The Facility can't seem to decide what it wants to be. If it's a dystopian near future Britain, yet there are only 86 people who are inconvenienced. If it's a thriller, there's an awful lot of stopping off to buy sandwiches for lunch and having a drink down the pub. If it's a political novel, it's caught between the 2000's threat of terrorism and a throwback to the AIDS epidemic of the 1980's. Either in its conception it just hasn't been thought through imaginatively enough, or as I suggested it was all just too rushed. The only thing that gainsays this latter hypothesis is that the writing is lean and limber throughout. Normally if a novel is undercooked, certain passages do stand out as underwritten and that is not the case here, so I tip my hat to Lelic's ability unfailingly to write a solid sentence. There is one section towards the end, where one of the characters exhibits paranoia, believing themselves to be followed, that evidences Lelic's descriptive powers. But these flourishes are few and far between.

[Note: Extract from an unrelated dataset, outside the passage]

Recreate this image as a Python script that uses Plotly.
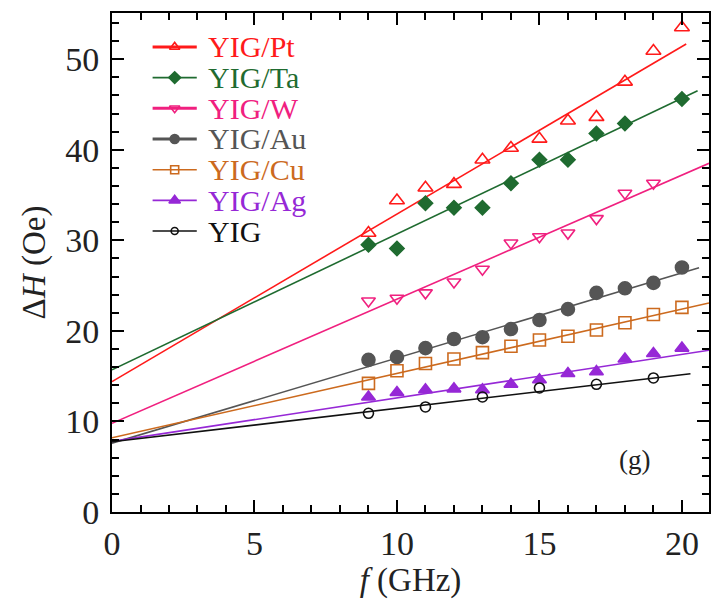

A new deadly virus is afoot in Britain. Eighty-six people believed to represent the vectors of transmission are rounded up and put in a concentration camp, "The Facility.” Not all of them are infected, but in a nod to Orwell's "1984", the mere mention of a name by one of the already accused is enough to ensure that the bearer of the name is arrested as well. It's not very convincing. if Lelic was making a point about denouncing one's neighbours, it goes against the scientific rigour of epidemiology, which itself is also not executed credibly; these eighty-six represent all the people (and a few innocents) that could have come into contact with the disease in the month since patient zero was discovered? I just don't buy it. If it is to serve as a mere excuse for governmental clamp down on civil rights, using the laws on terrorism to intern the 'infected', Lelic doesn't really develop this sinister logic either. It all just falls between the gaps.

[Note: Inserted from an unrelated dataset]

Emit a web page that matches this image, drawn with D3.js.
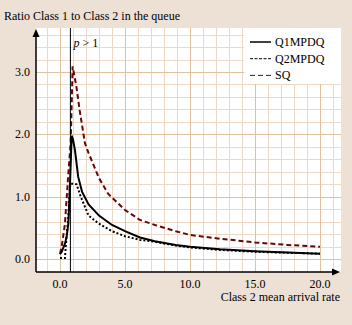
<!DOCTYPE html>
<html>
<head>
<meta charset="utf-8">
<script src="https://cdn.jsdelivr.net/npm/d3@7"></script>
<style>
    body { margin: 0; background: #ede1d5; }
    svg { display: block; font-family: "Liberation Serif", "DejaVu Serif", serif; }
</style>
</head>
<body>
<svg id="chart" width="352" height="325"></svg>
<script>
// values
var xTicks = [0, 5, 10, 15, 20];
var yTicks = [0, 1, 2, 3];
var pThreshold = 0.8;

var q1Rate = [0, 0.13, 0.38, 0.51, 0.64, 0.75, 0.9, 1.0, 1.15, 1.4, 1.7, 2.2, 3, 4, 5, 6.15, 7.3, 8.9, 10, 12.3, 15, 17.5, 20];
var q1Ratio = [0.08, 0.12, 0.25, 0.36, 0.57, 1.1, 1.98, 1.92, 1.75, 1.32, 1.08, 0.88, 0.7, 0.55, 0.45, 0.35, 0.29, 0.23, 0.2, 0.16, 0.13, 0.11, 0.09];

var q2Rate = [0, 0.38, 0.5, 0.65, 0.77, 0.82, 1.08, 1.28, 1.6, 2.2, 3, 4, 5, 6.15, 7.3, 8.9, 10, 12.3, 15, 17.5, 20];
var q2Ratio = [0.02, 0.02, 0.36, 0.7, 1.16, 1.21, 1.21, 1.2, 1.0, 0.7, 0.57, 0.45, 0.37, 0.31, 0.28, 0.22, 0.19, 0.15, 0.12, 0.105, 0.09];

var sqRate = [0, 0.13, 0.38, 0.64, 0.82, 0.9, 0.97, 1.1, 1.28, 1.5, 1.92, 2.2, 3, 3.7, 5, 6.15, 7.3, 8.9, 10, 12.3, 15, 17.5, 20];
var sqRatio = [0.09, 0.2, 0.57, 1.37, 1.86, 2.5, 3.09, 2.95, 2.74, 2.4, 1.86, 1.7, 1.3, 1.05, 0.79, 0.63, 0.55, 0.45, 0.39, 0.33, 0.27, 0.23, 0.2];

var seriesNames = ["Q1MPDQ", "Q2MPDQ", "SQ"];

var svg = d3.select("#chart");

// plot box ("top" is taken by window.top, so prefix everything)
var boxLeft = 36, boxRight = 341, boxTop = 28, boxBottom = 272;

var xScale = d3.scaleLinear().domain([0, 20]).range([60, 320]);
var yScale = d3.scaleLinear().domain([0, 3]).range([259.3, 72]);

var styles = {
    "Q1MPDQ": {color: "#000", dash: null, width: 2},
    "Q2MPDQ": {color: "#000", dash: "2,2", width: 2},
    "SQ": {color: "#6a0606", dash: "5,3", width: 2}
};

/**
 * white plot area, then the grid as two single paths (minor and major)
 */
function drawGrid()
{
    svg.append("rect")
            .attr("x", boxLeft).attr("y", boxTop)
            .attr("width", boxRight - boxLeft).attr("height", boxBottom - boxTop)
            .attr("fill", "#ffffff");
}

function drawGridLines()
{
    var minorPath = d3.path(), majorPath = d3.path();

    d3.range(-1, 22, 1).forEach(function(d) {
        var px = Math.round(xScale(d)) + 0.5;
        var p = (d % 5 === 0) ? majorPath : minorPath;
        p.moveTo(px, boxTop);
        p.lineTo(px, boxBottom);
    });
    d3.range(-1, 19, 1).forEach(function(k) {
        var py = Math.round(yScale(k / 5)) + 0.5;
        var p = (k % 5 === 0) ? majorPath : minorPath;
        p.moveTo(boxLeft, py);
        p.lineTo(boxRight, py);
    });

    svg.append("path")
            .attr("d", minorPath.toString())
            .attr("fill", "none")
            .attr("stroke", "#ecd8c4")
            .attr("stroke-width", 1)
            .attr("shape-rendering", "crispEdges");
    svg.append("path")
            .attr("d", majorPath.toString())
            .attr("fill", "none")
            .attr("stroke", "#dfc29d")
            .attr("stroke-width", 1)
            .attr("shape-rendering", "crispEdges");
}

/**
 * axes with arrow heads, tick labels only
 */
function drawAxes()
{
    svg.append("line")
            .attr("x1", boxLeft).attr("x2", boxLeft)
            .attr("y1", boxTop + 4).attr("y2", boxBottom)
            .style("stroke", "#000").style("stroke-width", "1.5px");
    svg.append("line")
            .attr("x1", boxLeft).attr("x2", boxRight - 4)
            .attr("y1", boxBottom).attr("y2", boxBottom)
            .style("stroke", "#000").style("stroke-width", "1.5px");

    svg.append("path")
            .attr("d", "M" + boxLeft + "," + (boxTop + 1) + "l-3.5,8h7z")
            .style("fill", "#000");
    svg.append("path")
            .attr("d", "M" + (boxRight - 1) + "," + boxBottom + "l-8,-3.5v7z")
            .style("fill", "#000");

    svg.selectAll(".xlab").data(xTicks).enter().append("text")
            .attr("x", function(d) { return xScale(d); })
            .attr("y", 288)
            .attr("text-anchor", "middle")
            .style("font-size", "12px")
            .text(function(d) { return d3.format(".1f")(d); });

    svg.selectAll(".ylab").data(yTicks).enter().append("text")
            .attr("x", 30)
            .attr("y", function(d) { return yScale(d) + 4; })
            .attr("text-anchor", "end")
            .style("font-size", "12px")
            .text(function(d) { return d3.format(".1f")(d); });

    svg.append("text")
            .attr("x", 4).attr("y", 20)
            .style("font-size", "12px")
            .text("Ratio Class 1 to Class 2 in the queue");

    svg.append("text")
            .attr("x", 340).attr("y", 301)
            .attr("text-anchor", "end")
            .style("font-size", "12px")
            .text("Class 2 mean arrival rate");
}

/**
 * vertical marker where p goes above one
 */
function drawThreshold()
{
    svg.append("line")
            .attr("x1", xScale(pThreshold)).attr("x2", xScale(pThreshold))
            .attr("y1", boxTop).attr("y2", boxBottom)
            .style("stroke", "#000").style("stroke-width", "1px");

    var t = svg.append("text")
            .attr("x", xScale(pThreshold) + 3).attr("y", 47)
            .style("font-size", "12px");
    t.append("tspan").style("font-style", "italic").text("p");
    t.append("tspan").text(" > 1");
}

function drawSeries(name, rates, ratios)
{
    var pts = rates.map(function(r, i) { return [r, ratios[i]]; });
    var line = d3.line()
            .x(function(d) { return xScale(d[0]); })
            .y(function(d) { return yScale(d[1]); });
    var s = styles[name];

    svg.append("path")
            .datum(pts)
            .attr("d", line)
            .style("fill", "none")
            .style("stroke", s.color)
            .style("stroke-width", s.width + "px")
            .style("stroke-dasharray", s.dash);
}

function drawLegend()
{
    svg.append("rect")
            .attr("x", 244).attr("y", boxTop)
            .attr("width", boxRight - 244).attr("height", 56)
            .style("fill", "#fff");

    seriesNames.forEach(function(name, i) {
        var ly = 42 + i * 16.7;
        var s = styles[name];
        svg.append("line")
                .attr("x1", 250).attr("x2", 271)
                .attr("y1", ly).attr("y2", ly)
                .style("stroke", s.color)
                .style("stroke-width", name === "Q1MPDQ" ? "1.5px" : "1px")
                .style("stroke-dasharray", name === "Q2MPDQ" ? "3,1.5" : (name === "SQ" ? "5,3" : null));
        svg.append("text")
                .attr("x", 275).attr("y", ly + 4)
                .style("font-size", "12px")
                .text(name);
    });
}

drawGrid();
drawGridLines();
drawSeries("SQ", sqRate, sqRatio);
drawSeries("Q2MPDQ", q2Rate, q2Ratio);
drawSeries("Q1MPDQ", q1Rate, q1Ratio);
drawThreshold();
drawLegend();
drawAxes();
</script>
</body>
</html>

Then there is the disease itself. It's sexually transmitted. It gives lesions. So far so AIDS and at the end of the book is an epigram from Randy Shilts' seminal AIDS-era book "And The Band Played On". But the dreary upshot of this is the transmission vectors are held to be sex workers and homosexuals, the tired old implication being only these two groups are sexually over-active enough to court the disease. I thought we'd got past all that prejudicial thinking back in the late 80s. The interrogators and Camp guards are casually homophobic. This whole aspect of the writing is just horrible.

It's curious that when the novel isn't detailing the issues around quarantine and the concentration camp, the life of Britain is very tranquil and bourgeois. Tea and mown lawns and the like. Not much of a dystopia, and the implicit payoff of a lifestyle if one isn't sexually voracious. The domestic detail is banal and would only have a point if it were highlighting by contrast, the increasing struggle of the characters within the Camp as they are stripped of all mundane domesticities. But they aren't.

You can always tell a lot from the characters' names. To some extent there is always a little symbolism behind the choice of name, but here Graves, Clarke, Priestley and Silk all live up to the single dimensionality of their monikers. Graves is the governor of The Facility and has two massive swings of conscience, neither of which rang authentically to me, while his backstory of regret at a failed marriage and an estranged daughter seemed unintegrated for all Lelic's efforts. The investigative journalist just didn't seem all that probing. There was some depth to the wrongly interned man and the friendship he strikes up with his cell mate. But all in all, it just was not enough to redeem this book.

I'm annoyed with myself, because I still feel beholden to read "Rupture" and see whether that justified the acclaim. I'll let you know when I manage to track down a copy.